Iraqi Islamic Bank was set up in 1992 by AbdulMajeed Alani, a prominent Iraqi banker who served as the chairman of two government-owned lenders, Rafidain Bank and Rasheed Bank.

He was also was a founder and served as the deputy general manager at Bahrain's Gulf International Bank.

The lender illustrates how Iraq's old-money elite are playing an active role in growing the banking sector and reconstruction of the country. Two years ago, a group of investors acquired a controlling stake in the bank, in a bid to inject liquidity and boost the company's profitability.

The shareholders come from old and rich Iraqi merchant families, with the likes of Al Sarraf, whose bread and butter has come from foreign exchange for more than a century.

"We brought different people who are known for being the best in their [different fields]. The wealthy families are well known in Iraq. They were offered positions on the board with a role in developing the bank's business in their respective industries of expertise," Mr Al Fawz says.

The lender's history and track record has helped it acquire preliminary approval from the UAE Central Bank to establish a representative office in Dubai. Bank officials are considering locating the office near Emaar Square, a business centre that houses branches of HSBC and Barclays.

"We met the initial criteria. We are the first Islamic private bank in Iraq, and more than 10 years old," Mr Al Fawz says.

"Today's Iraqi merchants have become regional and need to be able to transfer money in and out of Iraq. At the same time, there are a lot of Gulf investors that need information of Iraq so we plan to have a business centre to provide information and support."

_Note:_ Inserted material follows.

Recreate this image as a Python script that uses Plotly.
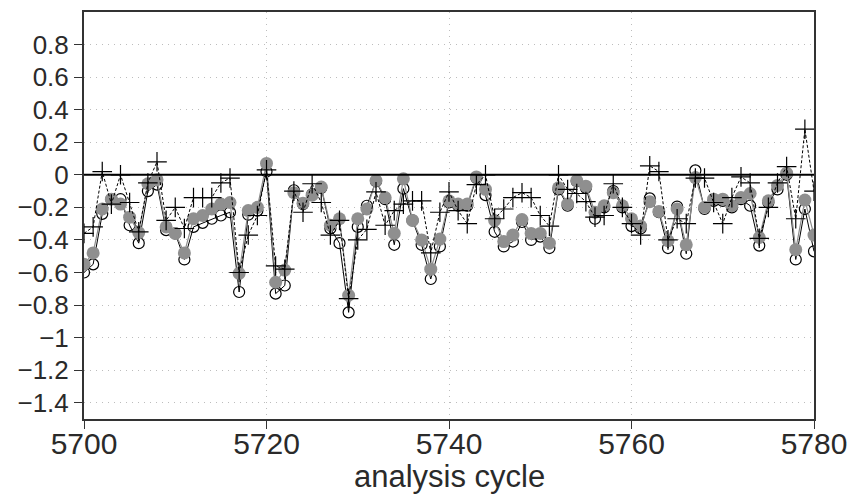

Private banks, whose activities comprised holding deposits under the former dictator Saddam Hussein's rule, are now introducing an array of products such as credit cards, retail and project financing. The lenders are enjoying a surge in activity as traders move from a cash-hoarding culture.

"The size of the transactions have increased," Mr Al Fawz says. "Prior to the removal of the [Hussein] regime a typical transaction would be about $200,000 but post-2003 transactions range from $15 million to $20m. They can't have $20m in their house, forcing many businessmen to open bank accounts."

However, the potential for these lenders is yet to be unlocked as state entities favour government banks, the activities of which account for a majority of the sector's market share.

"Developing a stronger financial sector development will require moving away from the current model in which weak, state-owned banks dominate the financial sector and enjoy favourable treatment vis-a-vis private banks," the IMF said in March.

"A solid banking system that can support growth and employment will require the full financial and operational restructuring of state-owned banks and creating a level playing field for both private and public banks."

It is little wonder foreign banks are rushing in to capitalise on the country's growing oil and gas, retail and property sectors. Several foreign banks, including Capital Bank of Jordan, HSBC, National Bank of Kuwait and Ahli United Bank of Bahrain, have already set up in Iraq but they have entered through partnerships with local banks.

In the past, foreign banks shied away from opening branches under their own names because of security concerns.

"The opportunities are in Iraq today," Mr Al Fawz says.

"The banks are at the vanguard of the country's reconstruction process because the businessmen and contractors depend on them for performance bonds, guarantees for all the projects introduced by the government."

Abu Dhabi Islamic Bank, the second-biggest Sharia-compliant lender in the Emirates, opened its first branch in Baghdad last year.

Standard Chartered, an international emerging markets lender, expressed intentions to set up operations in Iraq in a bid to service the power, oil, telecommunications and infrastructure sectors.

"We are already working with the regulators to open three branches in Iraq," a Standard Chartered spokesman says. The bank plans to open branches in Baghdad and Erbil during the second half of this year,and another in Basra next year.

"Large-scale infrastructure projects are being planned by the government and these will require international financing solutions. Standard Chartered Bank is ideally placed to provide the necessary leadership, support, skills and access to international markets to enable these initiatives to be undertaken," the bank's spokesman says.